Introducing an analytics platform for a management consulting firm

Our client, a global management consultancy, wanted to acquire a data platform for the efficient use of data scientists in consulting teams. niologic implemented an analytics and data science platform for the consulting industry specialists.

Challenge

The customer’s consulting projects are characterized by a short onboarding phase and fast results. The customer therefore needed an analytics platform that could handle today’s data volumes and at the same time allow self-service by analysts and data scientists.

Procedure

niologic created an initial requirements list together with the customer. The goal was to enable Map&Reduce methods for data cleansing as well as high-performance in-memory analyses coupled with the execution of algorithms in R and Python.

After comparing several cloud diagnostic analytics solutions, Dataiku was chosen as a provider. niologic qualified and introduced the analytics platform Data Science Studio (DSS) for the customer. Dataiku took over the customer’s software training.

Compiling the platform, niologic relied on a combination of Apache Spark 2.x (Google Dataproc) and InMemory Analytics based on Google Bigquery for data warehousing. The Dataiku software suite was installed on a Kubernetes cluster, with niologic creating multiple docker images and custom logging the datajobs based on fluentd and Google Stackdriver. The connected Data Lake based on Google Cloud Storage ensures scalability in data processing.

Result and customer value

Within just a few days, the customer’s employees were able to run Big Data analyses that were as easy to use as a spreadsheet. At the same time, employees received further support through the adapted logging and alerting of the multipliers. This showed the strength of custom logging based on fluentd and Google Stackdriver.

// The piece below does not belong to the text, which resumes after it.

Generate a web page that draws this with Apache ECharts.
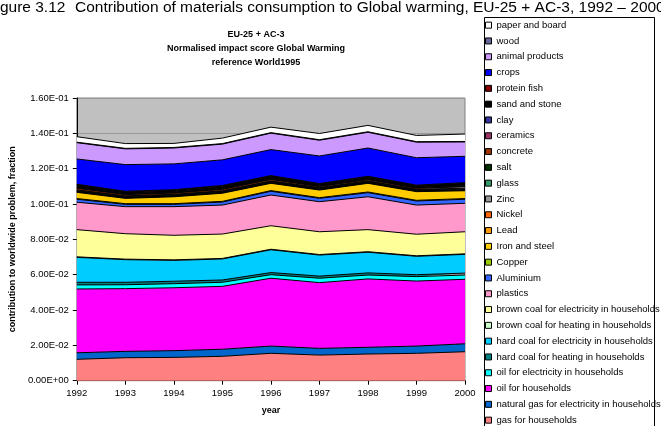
<!DOCTYPE html>
<html>
<head>
<meta charset="utf-8">
<script src="https://cdn.jsdelivr.net/npm/echarts@6/dist/echarts.min.js"></script>
<style>
  html, body { margin: 0; padding: 0; background: #fff; }
  #chart { width: 661px; height: 426px; }
</style>
</head>
<body>
<div id="chart"></div>
<script>
const years = ['1992', '1993', '1994', '1995', '1996', '1997', '1998', '1999', '2000']
const yTickLabels = ['0.00E+00', '2.00E-02', '4.00E-02', '6.00E-02', '8.00E-02', '1.00E-01', '1.20E-01', '1.40E-01', '1.60E-01']

// stack layers, bottom to top
const gasHouseholds   = [0.0121, 0.0130, 0.0132, 0.0138, 0.0155, 0.0145, 0.0151, 0.0155, 0.0164]
const naturalGasElec  = [0.0037, 0.0036, 0.0038, 0.0040, 0.0041, 0.0038, 0.0038, 0.0041, 0.0045]
const oilHouseholds   = [0.0361, 0.0355, 0.0356, 0.0356, 0.0384, 0.0372, 0.0387, 0.0368, 0.0365]
const oilElec         = [0.0023, 0.0022, 0.0023, 0.0023, 0.0020, 0.0025, 0.0022, 0.0025, 0.0024]
const hardCoalHeat    = [0.0015, 0.0014, 0.0014, 0.0013, 0.0012, 0.0012, 0.0012, 0.0011, 0.0011]
const hardCoalElec    = [0.0141, 0.0128, 0.0118, 0.0119, 0.0129, 0.0119, 0.0117, 0.0104, 0.0106]
const brownCoalHeat   = [0.0003, 0.0003, 0.0003, 0.0003, 0.0003, 0.0003, 0.0003, 0.0003, 0.0003]
const brownCoalElec   = [0.0154, 0.0144, 0.0139, 0.0138, 0.0133, 0.0129, 0.0125, 0.0122, 0.0125]
const plastics        = [0.0155, 0.0153, 0.0162, 0.0164, 0.0174, 0.0170, 0.0186, 0.0165, 0.0161]
const aluminium       = [0.0017, 0.0013, 0.0013, 0.0017, 0.0021, 0.0019, 0.0023, 0.0023, 0.0023]
const copper          = [0.0004, 0.0004, 0.0004, 0.0004, 0.0004, 0.0004, 0.0004, 0.0004, 0.0004]
const ironSteel       = [0.0035, 0.0030, 0.0039, 0.0046, 0.0041, 0.0043, 0.0049, 0.0049, 0.0044]
const lead            = [0.0003, 0.0003, 0.0003, 0.0003, 0.0003, 0.0003, 0.0003, 0.0003, 0.0003]
const nickel          = [0.0001, 0.0001, 0.0001, 0.0001, 0.0001, 0.0001, 0.0001, 0.0001, 0.0001]
const zinc            = [0.0002, 0.0002, 0.0002, 0.0002, 0.0002, 0.0002, 0.0002, 0.0002, 0.0002]
const glass           = [0.0004, 0.0004, 0.0004, 0.0004, 0.0004, 0.0004, 0.0004, 0.0004, 0.0004]
const salt            = [0.0004, 0.0004, 0.0004, 0.0004, 0.0004, 0.0004, 0.0004, 0.0004, 0.0004]
const concrete        = [0.0009, 0.0007, 0.0007, 0.0008, 0.0008, 0.0006, 0.0007, 0.0006, 0.0008]
const ceramics        = [0.0003, 0.0003, 0.0003, 0.0003, 0.0003, 0.0003, 0.0003, 0.0003, 0.0003]
const clay            = [0.0003, 0.0003, 0.0003, 0.0003, 0.0003, 0.0003, 0.0003, 0.0003, 0.0003]
const sandStone       = [0.0013, 0.0009, 0.0009, 0.0012, 0.0012, 0.0007, 0.0009, 0.0007, 0.0014]
const proteinFish     = [0.0004, 0.0004, 0.0004, 0.0004, 0.0004, 0.0004, 0.0004, 0.0004, 0.0004]
const crops           = [0.0143, 0.0151, 0.0146, 0.0145, 0.0147, 0.0156, 0.0160, 0.0155, 0.0149]
const animalProducts  = [0.0092, 0.0089, 0.0090, 0.0089, 0.0093, 0.0089, 0.0089, 0.0088, 0.0081]
const wood            = [0.0003, 0.0003, 0.0003, 0.0003, 0.0003, 0.0003, 0.0003, 0.0003, 0.0003]
const paperBoard      = [0.0031, 0.0027, 0.0023, 0.0031, 0.0031, 0.0035, 0.0036, 0.0035, 0.0042]

const layers = [
  ['gas for households', gasHouseholds, '#FF8080'],
  ['natural gas for electricity in households', naturalGasElec, '#0066CC'],
  ['oil for households', oilHouseholds, '#FF00FF'],
  ['oil for electricity in households', oilElec, '#00FFFF'],
  ['hard coal for heating in households', hardCoalHeat, '#008080'],
  ['hard coal for electricity in households', hardCoalElec, '#00CCFF'],
  ['brown coal for heating in households', brownCoalHeat, '#CCFFCC'],
  ['brown coal for electricity in households', brownCoalElec, '#FFFF99'],
  ['plastics', plastics, '#FF99CC'],
  ['Aluminium', aluminium, '#3366FF'],
  ['Copper', copper, '#99CC00'],
  ['Iron and steel', ironSteel, '#FFCC00'],
  ['Lead', lead, '#FF9900'],
  ['Nickel', nickel, '#FF6600'],
  ['Zinc', zinc, '#969696'],
  ['glass', glass, '#339966'],
  ['salt', salt, '#003300'],
  ['concrete', concrete, '#993300'],
  ['ceramics', ceramics, '#993366'],
  ['clay', clay, '#333399'],
  ['sand and stone', sandStone, '#000000'],
  ['protein fish', proteinFish, '#800000'],
  ['crops', crops, '#0000FF'],
  ['animal products', animalProducts, '#CC99FF'],
  ['wood', wood, '#666699'],
  ['paper and board', paperBoard, '#FFFFFF']
]

const chart = echarts.init(document.getElementById('chart'))
const font = 'Liberation Sans, Arial, sans-serif'

const option = {
  animation: false,
  textStyle: { fontFamily: font },
  graphic: [
    {
      type: 'rect', z: -1,
      shape: { x: 484.5, y: 17.5, width: 170, height: 420 },
      style: { fill: '#fff', stroke: '#000', lineWidth: 1 }
    },
    {
      type: 'text', left: -13, top: 0,
      style: { text: 'Figure 3.12', fontSize: 15.5, fontFamily: font, fill: '#000' }
    },
    {
      type: 'text', left: 75, top: 0,
      style: { text: 'Contribution of materials consumption to Global warming, EU-25 + AC-3, 1992 \u2013 2000', fontSize: 15.5, fontFamily: font, fill: '#000' }
    },
    {
      type: 'text', x: 256, y: 27,
      style: {
        text: 'EU-25 + AC-3\nNormalised impact score Global Warming\nreference World1995',
        fontSize: 9, fontWeight: 'bold', lineHeight: 14.3, align: 'center',
        fontFamily: font, fill: '#000'
      }
    }
  ],
  legend: {
    orient: 'vertical',
    left: 485,
    top: 20,
    padding: 0,
    itemWidth: 6,
    itemHeight: 6,
    itemGap: 5.5,
    icon: 'rect',
    selectedMode: false,
    itemStyle: { borderColor: '#000', borderWidth: 1 },
    textStyle: { fontSize: 9.5, lineHeight: 10.3, color: '#000', fontFamily: font },
    data: layers.map(l => l[0]).reverse()
  },
  grid: {
    left: 62, right: 196, top: 98, bottom: 45.3,
    show: true, backgroundColor: '#C0C0C0', borderColor: '#808080', borderWidth: 1
  },
  xAxis: {
    type: 'category',
    data: years,
    boundaryGap: false,
    name: 'year',
    nameLocation: 'middle',
    nameGap: 25,
    nameTextStyle: { fontSize: 9, fontWeight: 'bold', color: '#000' },
    axisLine: { lineStyle: { color: '#000', width: 1 } },
    axisTick: { show: true, length: 4, lineStyle: { color: '#000' } },
    axisLabel: { fontSize: 9.5, color: '#000', margin: 8 },
    splitLine: { show: false }
  },
  yAxis: {
    type: 'value',
    min: 0,
    max: 0.16,
    interval: 0.02,
    name: 'contribution to worldwide problem, fraction',
    nameLocation: 'middle',
    nameGap: 51,
    nameTextStyle: { fontSize: 9, fontWeight: 'bold', color: '#000' },
    axisLine: { show: true, lineStyle: { color: '#000', width: 1 } },
    axisTick: { show: true, length: 4, lineStyle: { color: '#000' } },
    axisLabel: {
      fontSize: 9.5, color: '#000', margin: 8,
      formatter: v => yTickLabels[Math.round(v / 0.02)]
    },
    splitLine: { show: true, lineStyle: { color: '#999', width: 1 } }
  },
  series: layers.map(([name, data, color]) => ({
    name: name,
    type: 'line',
    stack: 'total',
    data: data,
    color: color,
    showSymbol: false,
    symbol: 'none',
    lineStyle: { color: '#000', width: 1 },
    areaStyle: { color: color, opacity: 1 }
  }))
}

chart.setOption(option)
</script>
</body>
</html>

By further conversion of data formats to column-based and compressing formats, the performance of Spark InMemory Processing could be increased by a factor of 100. Among other things, the multi-client capability of the system was achieved through horizontal scaling and an optimization of the Spark configuration. At the same time Dataiku could be offered important ideas for a further optimization of the software, so that for example today Kubernetes is optimally supported by Dataiku.

The customer thus found both a technically stable platform and an agile solution adapted to the consulting processes. The consultants are able to process customer data within a short period of time and to add further data through their own uploads (Big Data Enablement).

The close cooperation with the customer’s IT security numerous security measures could to be taken to regulate data security and the accessibility of the systems.